I’m frequently asked why some people see more success with AI than others. The following are largely hypotheses and anecdotes (not data!), but I’ll try to list several with some conjecture. I’m personally looking forward to more hard scientific research in this area I can cite one day.
Written Communication Link to heading
Experience with coding means that you’re writing frequently. Writing is the main skill you use when communicating with AI. Therefore, good written communication is transferable between the two.
This is true but incomplete, as it fails to adequately explain why LLMs are responsive to written communication - more on that to follow.
Bias Link to heading
LLMs are based on a machine learning techniques, and all machine learning techniques are inherently biased. Specifically, a core of the tech is neural networks. It’s well documented that differences in input bias the output of the model. One example - writing differently may “activate” a different set of neurons. As NNs are a sort of lossy compression mechanism, phD level writing may “activate” sections of the NN that are more closely tied to other phD level writing, resulting in phD level performance.
This is a well known limitation of all machine learning models.

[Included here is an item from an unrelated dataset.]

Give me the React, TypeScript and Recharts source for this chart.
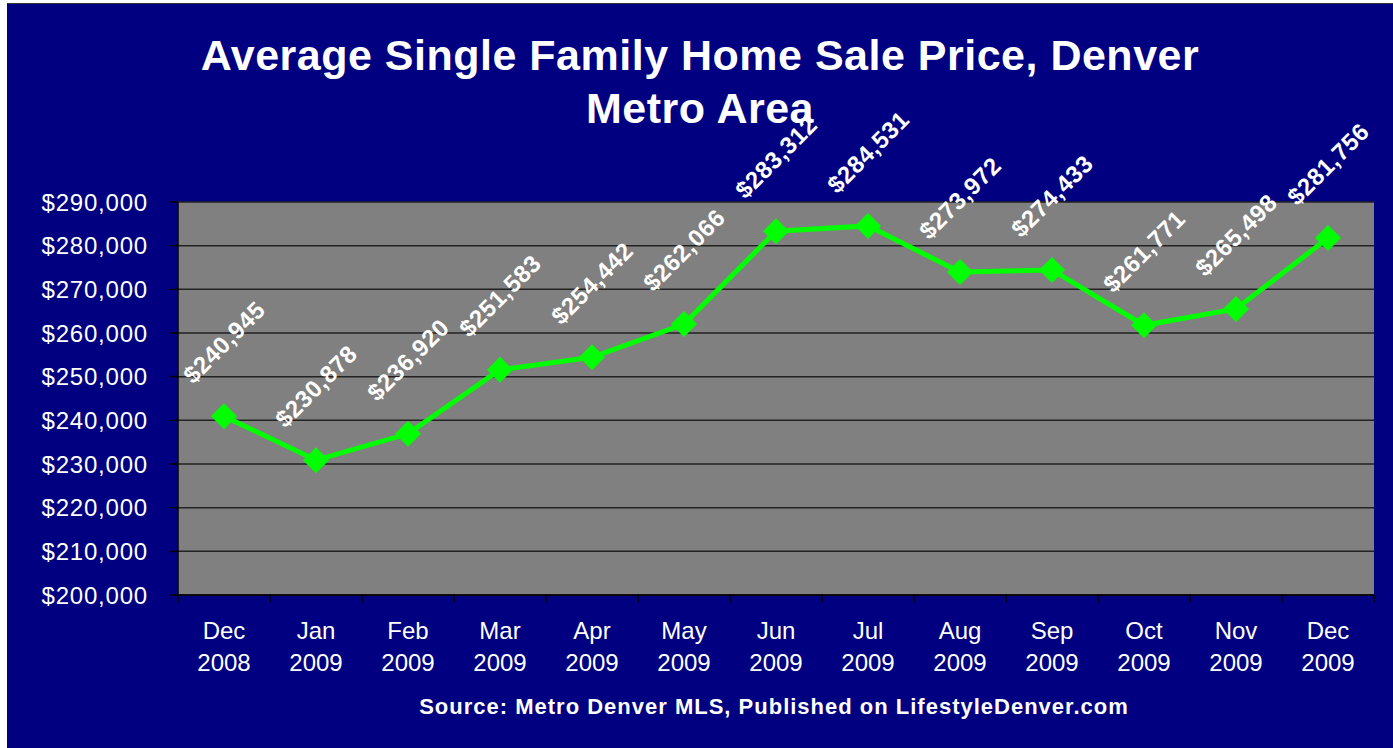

Delegation Link to heading
As software engineers scale in impact, they are forced to delegate. LLMs are nondeterministic entities that nevertheless must produce deterministic outcomes. Juniors are nondeterministic entities that nevertheless must produce deterministic outcomes. Therefore, techniques to thin-slice, delegate, and coordinate allow scaled LLM usage, leading to better results.
I think there is something here, but the comparison is inherently flawed. Techniques for delegation do transfer. However, techniques for improvement (juniors inherently have capacity for learning, LLMs must have that explicitly built) are drastically different. Similarly, you can fire or reassign juniors. You can change models, but that doesn’t really change the outcomes of the model itself.
Context Link to heading
This is a tautology, but many great software engineers work in great codebases. Those codebases are great because the great engineers work on them and invest in them. To the point of bias, the context you’re working in is an important factor in the LLM’s bias. Garbage in, garbage out. That means that working on a higher quality code base generally means better output.

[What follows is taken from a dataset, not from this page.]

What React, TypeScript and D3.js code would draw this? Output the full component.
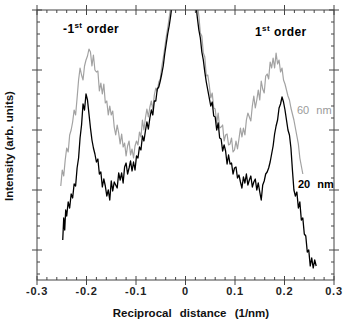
import * as d3 from "d3";

// reciprocal distance (1/nm) vs intensity (arb. units)
const X_TICKS = [-0.3, -0.2, -0.1, 0, 0.1, 0.2, 0.3];
const X_TICK_LABELS = ["-0.3", "-0.2", "-0.1", "0", "0.1", "0.2", "0.3"];
const Y_MAJOR_TICKS = [30, 90, 150, 210, 270];

const SERIES_60NM: [number, number][] = [
  [-0.252, 94], [-0.249, 110], [-0.246, 104], [-0.243, 120], [-0.24, 132], [-0.237, 128],
  [-0.234, 145], [-0.231, 150], [-0.228, 158], [-0.225, 170], [-0.222, 165], [-0.219, 182],
  [-0.216, 200], [-0.213, 212], [-0.21, 205], [-0.207, 200], [-0.204, 214], [-0.201, 220],
  [-0.198, 224], [-0.195, 231], [-0.192, 228], [-0.189, 214], [-0.186, 225], [-0.183, 210],
  [-0.18, 208], [-0.177, 209], [-0.174, 189], [-0.171, 197], [-0.168, 186], [-0.165, 196],
  [-0.162, 177], [-0.159, 179], [-0.156, 165], [-0.153, 174], [-0.15, 165], [-0.147, 169],
  [-0.144, 153], [-0.141, 145], [-0.138, 155], [-0.135, 147], [-0.132, 136], [-0.129, 146],
  [-0.126, 133], [-0.123, 137], [-0.12, 124], [-0.117, 134], [-0.114, 139], [-0.111, 125],
  [-0.108, 131], [-0.105, 122], [-0.102, 134], [-0.099, 139], [-0.096, 135], [-0.093, 148],
  [-0.09, 143], [-0.087, 160], [-0.084, 150], [-0.081, 162], [-0.078, 171], [-0.075, 163],
  [-0.072, 173], [-0.069, 179], [-0.066, 170], [-0.063, 185], [-0.06, 192], [-0.057, 189],
  [-0.054, 198], [-0.051, 201], [-0.048, 213], [-0.045, 222], [-0.042, 232], [-0.039, 243],
  [-0.036, 252], [-0.033, 262], [-0.03, 272], [-0.025, 290], [-0.015, 320], [-0.005, 345],
  [0, 350], [0.005, 345], [0.015, 320], [0.021, 292], [0.024, 276], [0.027, 264],
  [0.03, 247], [0.033, 244], [0.036, 227], [0.039, 223], [0.042, 204], [0.045, 205],
  [0.048, 195], [0.051, 182], [0.054, 187], [0.057, 172], [0.06, 171], [0.063, 157],
  [0.066, 167], [0.069, 152], [0.072, 153], [0.075, 155], [0.078, 139], [0.081, 145],
  [0.084, 146], [0.087, 135], [0.09, 136], [0.093, 142], [0.096, 128], [0.099, 130],
  [0.102, 139], [0.105, 131], [0.108, 141], [0.111, 152], [0.114, 143], [0.117, 152],
  [0.12, 145], [0.123, 160], [0.126, 167], [0.129, 163], [0.132, 159], [0.135, 174],
  [0.138, 184], [0.141, 172], [0.144, 180], [0.147, 190], [0.15, 180], [0.153, 199],
  [0.156, 191], [0.159, 187], [0.162, 204], [0.165, 206], [0.168, 201], [0.171, 218],
  [0.174, 212], [0.177, 222], [0.18, 212], [0.183, 227], [0.186, 216], [0.189, 220],
  [0.192, 208], [0.195, 212], [0.198, 200], [0.201, 196], [0.204, 190], [0.207, 184],
  [0.21, 180], [0.213, 172], [0.216, 166], [0.219, 160], [0.222, 152], [0.225, 144],
  [0.228, 136], [0.231, 122], [0.234, 114], [0.237, 106],
];

const SERIES_20NM: [number, number][] = [
  [-0.248, 40], [-0.246, 62], [-0.244, 50], [-0.242, 70], [-0.24, 64], [-0.237, 78],
  [-0.234, 72], [-0.231, 86], [-0.228, 82], [-0.225, 96], [-0.222, 94], [-0.219, 112],
  [-0.216, 122], [-0.213, 142], [-0.21, 155], [-0.207, 176], [-0.204, 170], [-0.201, 186],
  [-0.198, 180], [-0.195, 166], [-0.192, 152], [-0.189, 140], [-0.186, 132], [-0.183, 126],
  [-0.18, 118], [-0.177, 121], [-0.174, 106], [-0.171, 108], [-0.168, 93], [-0.165, 101],
  [-0.162, 94], [-0.159, 84], [-0.156, 90], [-0.153, 80], [-0.15, 99], [-0.147, 89],
  [-0.144, 98], [-0.141, 95], [-0.138, 92], [-0.135, 107], [-0.132, 100], [-0.129, 107],
  [-0.126, 97], [-0.123, 113], [-0.12, 117], [-0.117, 106], [-0.114, 112], [-0.111, 119],
  [-0.108, 109], [-0.105, 118], [-0.102, 110], [-0.099, 124], [-0.096, 122], [-0.093, 133],
  [-0.09, 130], [-0.087, 144], [-0.084, 139], [-0.081, 149], [-0.078, 158], [-0.075, 151],
  [-0.072, 162], [-0.069, 170], [-0.066, 165], [-0.063, 179], [-0.06, 179], [-0.057, 191],
  [-0.054, 193], [-0.051, 199], [-0.048, 206], [-0.045, 214], [-0.042, 226], [-0.039, 236],
  [-0.036, 246], [-0.033, 254], [-0.03, 264], [-0.027, 276], [-0.02, 300], [-0.01, 330],
  [0, 350], [0.01, 330], [0.018, 290], [0.021, 276], [0.024, 262], [0.027, 250],
  [0.03, 242], [0.033, 228], [0.036, 220], [0.039, 208], [0.042, 198], [0.045, 190],
  [0.048, 182], [0.051, 174], [0.054, 178], [0.057, 164], [0.06, 163], [0.063, 150],
  [0.066, 157], [0.069, 142], [0.072, 141], [0.075, 129], [0.078, 135], [0.081, 129],
  [0.084, 116], [0.087, 125], [0.09, 116], [0.093, 117], [0.096, 106], [0.099, 112],
  [0.102, 113], [0.105, 102], [0.108, 105], [0.111, 98], [0.114, 92], [0.117, 103],
  [0.12, 97], [0.123, 106], [0.126, 95], [0.129, 100], [0.132, 104], [0.135, 93],
  [0.138, 98], [0.141, 101], [0.144, 90], [0.147, 97], [0.15, 88], [0.153, 80],
  [0.156, 95], [0.159, 99], [0.162, 106], [0.165, 108], [0.168, 112], [0.171, 118],
  [0.174, 126], [0.177, 134], [0.18, 146], [0.183, 154], [0.186, 160], [0.189, 172],
  [0.192, 176], [0.195, 183], [0.198, 178], [0.201, 170], [0.204, 160], [0.207, 150],
  [0.21, 145], [0.213, 132], [0.216, 110], [0.219, 90], [0.222, 84], [0.225, 88],
  [0.228, 72], [0.231, 78], [0.234, 60], [0.237, 62], [0.24, 46], [0.243, 44],
  [0.246, 28], [0.249, 30], [0.252, 14], [0.255, 22], [0.258, 12], [0.261, 20],
  [0.264, 14],
];

const W = 346;
const H = 322;
const margin = { top: 10, right: 12, bottom: 42, left: 37 };
const FONT = "'Liberation Sans', Arial, Helvetica, sans-serif";
const AXIS = "#444";

export default function App() {
  const x = d3.scaleLinear().domain([-0.3, 0.3]).range([margin.left, W - margin.right]);
  const y = d3.scaleLinear().domain([0, 270]).range([H - margin.bottom, margin.top]);
  const [x0, x1] = x.range();
  const [yb, yt] = y.range();

  const line = d3.line<[number, number]>()
    .x((d) => x(d[0]))
    .y((d) => y(d[1]));

  const xMinor = d3.range(-0.3, 0.3001, 0.02).filter((v) => Math.abs(Math.round(v * 10) - v * 10) > 0.01);
  const yMinor = d3.range(6, 271, 12).filter((v) => !Y_MAJOR_TICKS.includes(v));

  return (
    <svg width={W} height={H} style={{ position: "absolute", left: 0, top: 0, background: "#fff" }}
      fontFamily={FONT}>
      <defs>
        <clipPath id="plot">
          <rect x={x0} y={yt} width={x1 - x0} height={yb - yt} />
        </clipPath>
      </defs>

      <g clipPath="url(#plot)" fill="none" strokeLinejoin="round">
        <path d={line(SERIES_60NM) ?? ""} stroke="#a2a2a2" strokeWidth={1.2} />
        <path d={line(SERIES_20NM) ?? ""} stroke="#000" strokeWidth={1.3} />
      </g>

      {/* frame */}
      <rect x={x0} y={yt} width={x1 - x0} height={yb - yt} fill="none" stroke={AXIS} strokeWidth={1} />

      {/* ticks on all four sides */}
      <g stroke={AXIS} strokeWidth={1}>
        {X_TICKS.map((t) => (
          <g key={"xm" + t}>
            <line x1={x(t)} x2={x(t)} y1={yb - 4} y2={yb + 5} />
            <line x1={x(t)} x2={x(t)} y1={yt - 5} y2={yt + 5} />
          </g>
        ))}
        {xMinor.map((t) => (
          <g key={"xn" + t}>
            <line x1={x(t)} x2={x(t)} y1={yb - 3} y2={yb} />
            <line x1={x(t)} x2={x(t)} y1={yt} y2={yt + 3} />
          </g>
        ))}
        {Y_MAJOR_TICKS.map((t) => (
          <g key={"ym" + t}>
            <line x1={x0 - 5} x2={x0 + 5} y1={y(t)} y2={y(t)} />
            <line x1={x1 - 5} x2={x1 + 5} y1={y(t)} y2={y(t)} />
          </g>
        ))}
        {yMinor.map((t) => (
          <g key={"yn" + t}>
            <line x1={x0} x2={x0 + 3} y1={y(t)} y2={y(t)} />
            <line x1={x1 - 3} x2={x1} y1={y(t)} y2={y(t)} />
          </g>
        ))}
      </g>

      {/* tick labels */}
      <g fontSize={11} fontWeight="bold" fill="#222" textAnchor="middle" letterSpacing={0.8}>
        {X_TICKS.map((t, i) => (
          <text key={"xl" + t} x={x(t)} y={yb + 15}>{X_TICK_LABELS[i]}</text>
        ))}
      </g>

      {/* axis titles */}
      <text x={191} y={317} textAnchor="middle" fontSize={11.5} fontWeight="bold" fill="#111"
        wordSpacing={5}>Reciprocal distance (1/nm)</text>
      <text transform="translate(13,146) rotate(-90)" textAnchor="middle" fontSize={11.5}
        fontWeight="bold" fill="#111">Intensity (arb. units)</text>

      {/* annotations */}
      <text x={63} y={33} fontSize={12} fontWeight="bold" fill="#000" letterSpacing={0.4}>
        -1<tspan fontSize={8} dy={-5}>st</tspan><tspan dy={5} dx={4}>order</tspan>
      </text>
      <text x={255} y={36} fontSize={12} fontWeight="bold" fill="#000" letterSpacing={0.4}>
        1<tspan fontSize={8} dy={-5}>st</tspan><tspan dy={5} dx={4}>order</tspan>
      </text>
      <text x={297} y={114} fontSize={11} fill="#9a9a9a" wordSpacing={4}>60 nm</text>
      <text x={298} y={188} fontSize={11} fontWeight="bold" fill="#000" wordSpacing={4}>20 nm</text>
    </svg>
  );
}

This one is extremely compelling. We can just look at dead code - dead code eats up the context window and dilutes attention. That means not only is it more expensive to work in that part of the codebase, it has knock on effects: it informs the agent to leave dead code in (exacerbating the problem). It also biases the model. It also means that analysis will take longer and have false negatives/positives, especially if attention locks into the dead area. And this is just one straightforward category of technical debt - there can also be feature branches, problematic architectures, and more which have less straightforward downsides.
When to hold ’em and when to fold ’em Link to heading
Talented engineers have optionality. They aren’t forced to AI maximize - they can use the tools when appropriate, and code by hand when appropriate. Other developers may be wholly reliant on AI for some changesets.
This is one I’ve observed firsthand several times. LLMs are great for some tasks, and very bad at others. If you try to use agents for everything, you’ll generally have a bad time. Skill preserves optionality.
Know truth from fiction Link to heading
Talented engineers are experienced. They know when the AI is telling the truth and when it’s mistaken. And if they’re not sure, they know how to find out.
This is certainly true, and frequently observed. If you’re new to coding, you’re dependent on the agent for architecture & other decisions, because you don’t know the options or tradeoffs. With experience, you can know when the recommended solution is really the best one, or if what you’re looking for isn’t even on the table.
Review Skill Link to heading
Talented engineers have and will continue to review code. As such, they are effective at it - not necessarily in terms of bug finding (bugs are better left to tests) or style (just lint), but in terms of an overall cohesive picture. A simple example is in comments - which comments are useful, and which are likely to confuse a reader or an agent.
This is compelling, although I do know great engineers who are not great reviewers. This is probably a second order effect, where review leads to domain knowledge which leads to better prompts.
Thin-slicing Link to heading
A core skill in engineering is working on small things. That is to say, don’t boil the ocean - turn the giant project into milestones, the milestones into deliverables, and the deliverables into small actionable items. Deliver on each in turn. The LLM’s attention mechanism dilutes quickly. Small one-shot work plays to the strengths of the tools and techniques.
This is compelling and true where possible. Smaller units of work are more comprehensible, easier to test, quicker to QA, and therefore reach customers more quickly for feedback. These effects on LLMs have been well documented as well.
Domain Knowledge Link to heading
This is touched on earlier for prompting, but knowing about the customer and about the codebase feed into communication. To the point of bias, using the right terminology probably gets better output from LLMs as it points the attention in the right direction & is more token efficient (the LLM can act, instead of burning tokens trying to infer your intent). Adherence to your domain results in clearer code, and LLMs scale on clarity.
This is also fairly compelling if indirect
This is a set of hypotheses, none of which are especially compelling on their own. I suspect at this point that all are true.
So what do you do about it? First, live in the code, and engage directly with the tools. Prompt, but verify. Ship, and review output. Attach yourself to the customer, and advocate for them to the LLM. Develop strong opinions, and express them to the agent. Keep your skills sharp - reading, writing, and reasoning.